Les marchés financiers ont gardé leur sang froid mardi au lendemain de l'annonce de la mise sous surveillance de la zone euro par Standard and Poor's, les analystes expliquant que cette pression "méritée" sur l'ensemble de l'Union monétaire ne stigmatisera pas un pays en particulier.
Au terme d'une journée calme, la plupart des Bourses européennes ont clôturé en légère baisse et les taux d'emprunt des Etats n'ont subi que de faibles tensions sur le marché obligataire, peu affectés par la menace de l'agence d'évaluation financière de dégrader la note souveraine de quinze pays européens dont l'Allemagne et la France.
"La réaction des investisseurs est faible car au final l'annonce de Standard and Poor's est méritée: nous savions depuis longtemps que la zone euro dans son ensemble n'était plus triple A", décrypte Frédérik Ducrozet, économiste pour le Crédit Agricole.
Même l'Allemagne, longtemps considérée comme le meilleur élève de l'Union monétaire, a "perdu son statut de pays refuge", lorsque Berlin a eu beaucoup de mal à placer sa dette auprès des investisseurs lors de sa dernière émission obligataire, le 23 novembre, ajoute-t-il.
Concurrente de S&P, l'agence américaine Moody's avait d'ailleurs averti la semaine dernière que l'aggravation rapide de la crise de la dette mettait en péril les notes de solvabilité de tous les Etats européens, même ceux notés "AAA", mais elle n'avait pas été jusqu'à placer celles-ci sous "surveillance négative".
La menace de Standard and Poor's paraît aussi, aux yeux du marché, moins nocive car elle frappe l'ensemble de la zone euro.
"Cela aurait été plus embêtant si l'attention s'était concentrée sur un ou deux pays, on aurait eu ce qui s'est passé avec l'Italie, l'Espagne ou la Grèce", dont les taux d'emprunt s'étaient régulièrement envolés à la suite des dégradations de leur note souveraine, souligne Frédéric Rozier, gérant d'actions chez Meeschaert Gestion Privée.
"Au sein de la zone euro, l'important réside dans les écarts de traitement. Là tout le monde est dans le même bateau", renchérit Jean-Louis Mourier, économiste pour le courtier Aurel BGC.
Un bémol, la France, seul pays triple A qui pourrait être dégradé de deux crans, selon S&P, inquiète davantage l'économiste.
Au final, cette épée de Damoclès brandit par Standard and Poor's pourrait même être opportune.
En mettant ainsi la pression sur les autorités à la veille d'un sommet européen présenté comme celui de la dernière chance, "l’agence leur rend presque service", estime François Duhen, stratégiste au Crédit Mutuel-CIC.
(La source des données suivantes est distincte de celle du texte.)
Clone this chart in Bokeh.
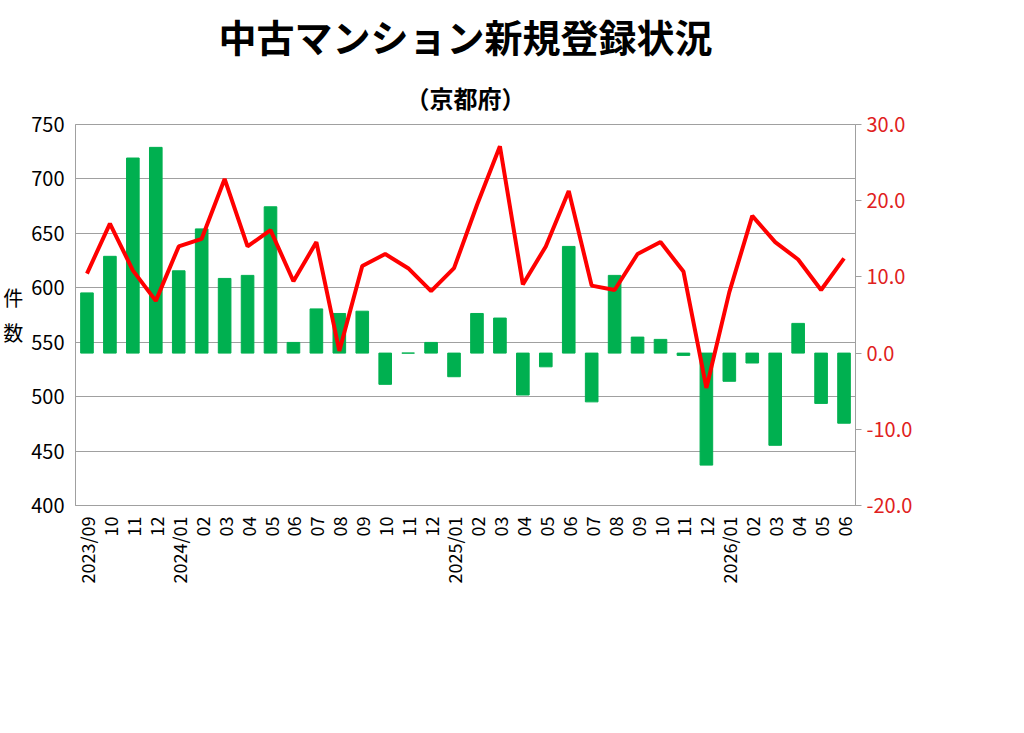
from bokeh.plotting import figure
from bokeh.models import Range1d, LinearAxis, Legend, LegendItem, Title, FixedTicker, PrintfTickFormatter
from bokeh.embed import file_html
from bokeh.resources import INLINE
import math

labels = ["2023/09","10","11","12","2024/01","02","03","04","05","06","07","08","09","10","11","12",
          "2025/01","02","03","04","05","06","07","08","09","10","11","12","2026/01","02","03","04","05","06"]
counts = [613,659,616,588,638,645,700,638,653,606,642,542,620,631,618,597,
          618,676,730,603,638,689,602,598,631,642,615,508,596,666,642,626,598,627]
yoy = [7.9,12.7,25.6,27.0,10.8,16.3,9.8,10.2,19.2,1.4,5.8,5.2,5.5,-4.1,0.0,1.4,
       -3.1,5.2,4.6,-5.5,-1.8,14.0,-6.4,10.2,2.1,1.8,-0.3,-14.7,-3.7,-1.3,-12.1,3.9,-6.6,-9.2]

FONT = "Noto Sans CJK JP"
xs = list(range(len(labels)))

p = figure(frame_width=780, frame_height=381, output_backend="svg", toolbar_location=None,
           x_range=Range1d(-0.5, len(labels)-0.5), y_range=Range1d(400, 750),
           min_border_left=60, min_border_right=10, min_border_bottom=10, min_border_top=10)
p.extra_y_ranges = {"r": Range1d(-20, 30)}

p.add_layout(Title(text="（京都府）", align="center", text_font=FONT, text_font_size="24px",
                   text_font_style="bold", text_color="black", standoff=20), "above")
p.add_layout(Title(text="中古マンション新規登録状況", align="center", text_font=FONT, text_font_size="38px",
                   text_font_style="bold", text_color="black"), "above")

bars = p.vbar(x=xs, top=yoy, bottom=0, width=0.55, color="#00b050", y_range_name="r")
line = p.line(xs, counts, line_color="#ff0000", line_width=4)

p.xaxis.ticker = FixedTicker(ticks=xs)
p.xaxis.major_label_overrides = {i: l for i, l in enumerate(labels)}
p.xaxis.major_label_orientation = math.pi/2
p.xaxis.major_label_text_font = FONT
p.xaxis.major_label_text_font_size = "18px"
p.xaxis.major_label_text_color = "black"
p.xaxis.axis_line_color = "#a0a0a0"
p.xaxis.major_tick_line_color = None
p.xaxis.minor_tick_line_color = None

p.yaxis.ticker = FixedTicker(ticks=list(range(400, 751, 50)))
p.yaxis.axis_label = "件\n数"
p.yaxis.axis_label_orientation = "horizontal"
p.yaxis.axis_label_text_font = FONT
p.yaxis.axis_label_text_font_size = "20px"
p.yaxis.axis_label_text_font_style = "normal"
p.yaxis.axis_label_text_color = "black"
p.yaxis.major_label_text_font = FONT
p.yaxis.major_label_text_font_size = "20px"
p.yaxis.major_label_text_color = "black"
p.yaxis.axis_line_color = "#a0a0a0"
p.yaxis.major_tick_line_color = None
p.yaxis.minor_tick_line_color = None

ra = LinearAxis(y_range_name="r", ticker=FixedTicker(ticks=list(range(-20, 31, 10))))
ra.formatter = PrintfTickFormatter(format="%.1f")
ra.major_label_text_font = FONT
ra.major_label_text_font_size = "20px"
ra.major_label_text_color = "#e02020"
ra.axis_line_color = "#a0a0a0"
ra.major_tick_line_color = "#a0a0a0"
ra.major_tick_out = 6
ra.major_tick_in = 0
ra.minor_tick_line_color = None
p.add_layout(ra, "right")

p.xgrid.grid_line_color = None
p.ygrid.grid_line_color = "#a0a0a0"
p.ygrid.ticker = FixedTicker(ticks=list(range(400, 751, 50)))
p.outline_line_color = "#a0a0a0"

legend = Legend(items=[LegendItem(label="前年比（%）", renderers=[bars]),
                       LegendItem(label="新規登録件数", renderers=[line])],
                orientation="horizontal", location="center", label_text_font=FONT,
                label_text_font_size="20px", glyph_width=55, glyph_height=20, spacing=40,
                border_line_color=None, margin=15)
p.add_layout(legend, "below")

open("out.html", "w").write(file_html(p, INLINE))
Selon lui, "l'euphorie de ces derniers jours sur les marchés financiers et la très forte détente des taux souverains auraient pu avoir un effet +désincitatif+ sur les gouvernements les plus récalcitrants. Il est donc bienvenu que Standard & Poor’s rappelle que l’euphorie pourrait vite cesser".
Les experts sont unanimes: les marchés résistent surtout dans l'espoir d'un plan de sortie de crise pour la zone euro lors du sommet des 8 et 9 décembre avec en toile de fond des éclaircissements sur le rôle renforcé que pourrait être amené à jouer la Banque centrale européenne (BCE).
Enfin, les investisseurs --habitués aux annonces chocs des trois grandes agences de notation depuis plusieurs mois-- ont aussi appris à relativiser.
"Si les pays AAA étaient réellement dégradés, ils conserveraient des notes de qualité", note M. Mourier.
"Il faut tomber dans une catégorie de notes dites +spéculatives+ (en dessous de la note BBB, ndlr) pour que certains investisseurs, et notamment les compagnies d'assurances, n'achètent plus vos titres de dette. Nous sommes très loin de cette situation même pour la France", explique-t-il.